WORK TO COMPLETE ->
Write out each line of the listing as it stands, without the images.

SUPPLIED INFORMATION ->
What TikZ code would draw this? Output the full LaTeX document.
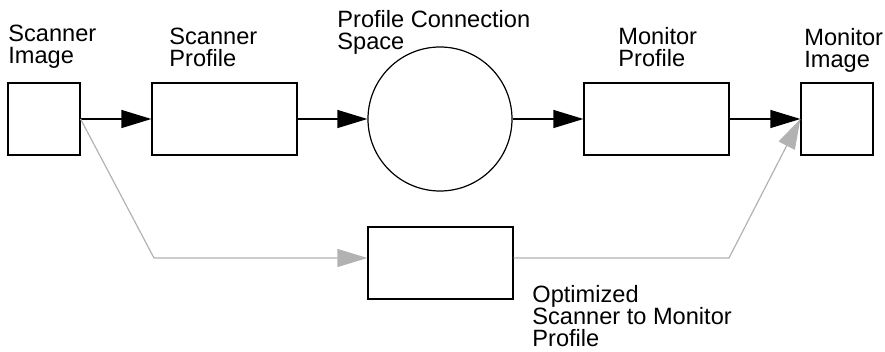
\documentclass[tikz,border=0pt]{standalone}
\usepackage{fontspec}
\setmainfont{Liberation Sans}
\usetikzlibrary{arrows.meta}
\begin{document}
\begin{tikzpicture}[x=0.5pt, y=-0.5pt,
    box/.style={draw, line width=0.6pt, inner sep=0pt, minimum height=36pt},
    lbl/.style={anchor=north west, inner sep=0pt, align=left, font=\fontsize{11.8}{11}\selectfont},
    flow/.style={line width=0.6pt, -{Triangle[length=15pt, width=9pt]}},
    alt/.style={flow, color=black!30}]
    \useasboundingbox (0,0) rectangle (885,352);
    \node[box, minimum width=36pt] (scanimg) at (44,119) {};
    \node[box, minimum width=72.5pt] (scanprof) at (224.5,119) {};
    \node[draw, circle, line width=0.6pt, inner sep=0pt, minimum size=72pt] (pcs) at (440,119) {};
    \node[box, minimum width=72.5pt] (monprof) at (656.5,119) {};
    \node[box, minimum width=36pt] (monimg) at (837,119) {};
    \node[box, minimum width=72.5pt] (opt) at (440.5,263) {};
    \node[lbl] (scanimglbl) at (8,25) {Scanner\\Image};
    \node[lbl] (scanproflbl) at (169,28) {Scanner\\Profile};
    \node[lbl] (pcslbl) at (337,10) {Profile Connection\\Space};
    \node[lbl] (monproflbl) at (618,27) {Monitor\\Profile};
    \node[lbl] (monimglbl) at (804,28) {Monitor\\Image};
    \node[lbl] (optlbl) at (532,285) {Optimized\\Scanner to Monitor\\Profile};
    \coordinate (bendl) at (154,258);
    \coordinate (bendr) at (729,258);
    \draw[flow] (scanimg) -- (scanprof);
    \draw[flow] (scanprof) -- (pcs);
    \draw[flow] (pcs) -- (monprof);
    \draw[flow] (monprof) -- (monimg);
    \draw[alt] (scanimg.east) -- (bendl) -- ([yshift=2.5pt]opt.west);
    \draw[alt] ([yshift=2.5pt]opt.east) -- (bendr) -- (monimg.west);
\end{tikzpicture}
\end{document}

WORKED SOLUTION ->
What TikZ code would draw this? Output the full LaTeX document.
\documentclass[tikz,border=0pt]{standalone}
\usepackage{fontspec}
\setmainfont{Liberation Sans}
\usetikzlibrary{arrows.meta}
\begin{document}
\begin{tikzpicture}[x=0.5pt, y=-0.5pt,
    box/.style={draw, line width=0.6pt, inner sep=0pt, minimum height=36pt},
    lbl/.style={anchor=north west, inner sep=0pt, align=left, font=\fontsize{11.8}{11}\selectfont},
    flow/.style={line width=0.6pt, -{Triangle[length=15pt, width=9pt]}},
    alt/.style={flow, color=black!30}]
    \useasboundingbox (0,0) rectangle (885,352);
    \node[box, minimum width=36pt] (scanimg) at (44,119) {};
    \node[box, minimum width=72.5pt] (scanprof) at (224.5,119) {};
    \node[draw, circle, line width=0.6pt, inner sep=0pt, minimum size=72pt] (pcs) at (440,119) {};
    \node[box, minimum width=72.5pt] (monprof) at (656.5,119) {};
    \node[box, minimum width=36pt] (monimg) at (837,119) {};
    \node[box, minimum width=72.5pt] (opt) at (440.5,263) {};
    \node[lbl] (scanimglbl) at (8,25) {Scanner\\Image};
    \node[lbl] (scanproflbl) at (169,28) {Scanner\\Profile};
    \node[lbl] (pcslbl) at (337,10) {Profile Connection\\Space};
    \node[lbl] (monproflbl) at (618,27) {Monitor\\Profile};
    \node[lbl] (monimglbl) at (804,28) {Monitor\\Image};
    \node[lbl] (optlbl) at (532,285) {Optimized\\Scanner to Monitor\\Profile};
    \coordinate (bendl) at (154,258);
    \coordinate (bendr) at (729,258);
    \draw[flow] (scanimg) -- (scanprof);
    \draw[flow] (scanprof) -- (pcs);
    \draw[flow] (pcs) -- (monprof);
    \draw[flow] (monprof) -- (monimg);
    \draw[alt] (scanimg.east) -- (bendl) -- ([yshift=2.5pt]opt.west);
    \draw[alt] ([yshift=2.5pt]opt.east) -- (bendr) -- (monimg.west);
\end{tikzpicture}
\end{document}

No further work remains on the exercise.